動悸とは、通常自覚しない心臓の鼓動を不快に感じる症状の総称です。息切れ、呼吸困難や失神などの症状を併発する場合は、心疾患の確認が必須です。適正な診断および治療をするために、発作時の心電図を記録し、診断することが大切です。それが不能な場合には、動悸の発生中に脈を測定しで脈の規則性や不正を観察し、何時ごろにどのぐらい続いたのか記録し主治医に報告するのは、有効と考えます。
動悸の原因
心臓の正常な拍動に対する意識が鋭敏になっているだけの場合もあり、特に運動、発熱性疾患、不安などで心拍数が上昇している場合に多いです。多くの不整脈は、しばしば重篤な基礎疾患がない状態で自然に発生します。しかし重篤な心疾患によって不整脈が引き起こされることがあります。重篤な心臓性の動悸の原因には、心筋虚血(心筋梗塞)、心筋症、先天性心疾患、心臓弁膜症、伝導系障害などがあります。心臓以外の疾患では甲状腺中毒症、褐色細胞腫によって動悸が生じることがあります。精神疾患は考慮すべき疾患です。うつ病、パニック障害、全般性不安障害、身体症状症は動悸との関連することがあります。一部の薬物(カフェイン、アルコール、ニコチン、交感神経刺激薬(喘息の薬)、精神病薬)は、しばしば動悸を発生させます。貧血、低酸素血症、循環血液量減少(脱水など)や電解質異常などは,動悸の誘発または増悪因子となります。
動悸の検査
動悸を主訴に来院した患者すべてに、詳細な病歴聴取、身体診察、12誘導心電図が必要です。動悸で、精密な検討が必要な場合には、不整脈の数や性質を24時間心電図検査などで分析したほうが良いです。合わせて心筋虚血(心筋梗塞)、心筋症、先天性心疾患、心臓弁膜症を診断するために心臓超音波検査も合わせておこなうことが多いです。動悸発作時の心電図の記録があれば、それに対する対応になります。24時間心電図検査を施行しても、動悸発作出現時の不整脈が記録されない例も少なくないです。逆に、症状の乏しいのに不整脈が多数出現している場合も経験されます。不整脈の出現と動悸症状が一致したとき、不整脈が動悸症状の原因になっていると判断できます。それらの所見をもとに、症状やリスクに応じて、主治医とともに不整脈への対応を決定します。

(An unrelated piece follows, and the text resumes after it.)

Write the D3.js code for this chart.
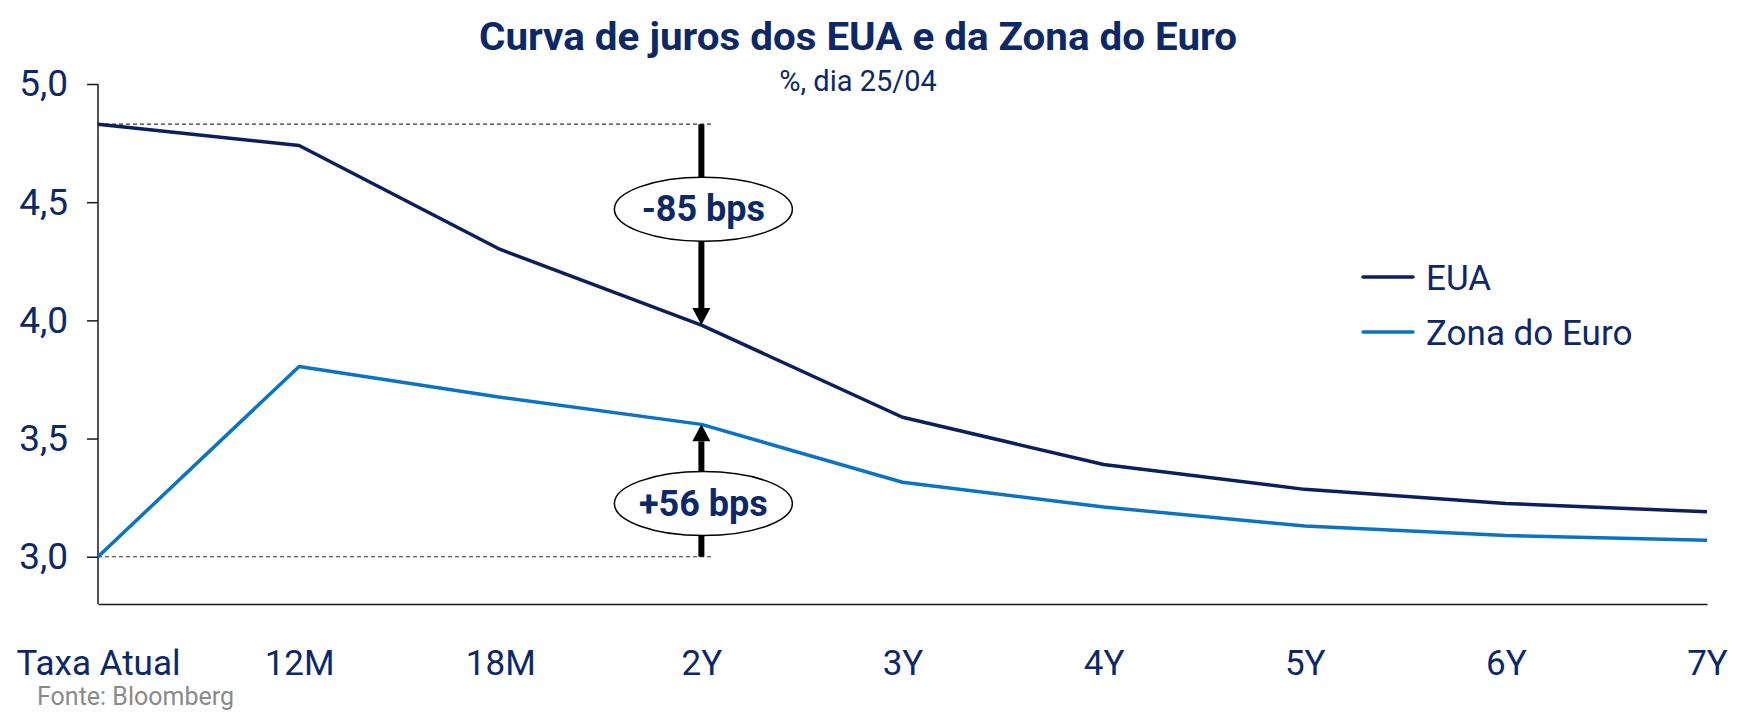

Apple watchの活用や携帯型心電図計の活用について
私は、apple watchの活用で心房細動を診断し、アブレーション治療まで施行した患者さんを10名程度経験しています。apple watchも携帯型心電図計(アマゾンなどで購入可能)も、とても簡単な道具です。活用方法次第で大変有用なツールになります。従来の方法でなかなか診断がつかず、症状にお困りな方に活用していただくことは、よいことと考えております。apple watchの活用を考える場合、youtubeで「apple watch」と「心電図」などのキーワード検索していただき、概要をご覧なられることをお勧めします。apple watchで、動悸が起こったら即座に記録が開始できるような設定をしていただければ、不整脈を診断できる可能性が高まります。apple watchにせよ携帯型心電計にせよ、記録した心電図を基に不整脈の診断のご依頼がある場合には、心電図を紙に印刷していただいたものをご持参していただくことをお勧めしています。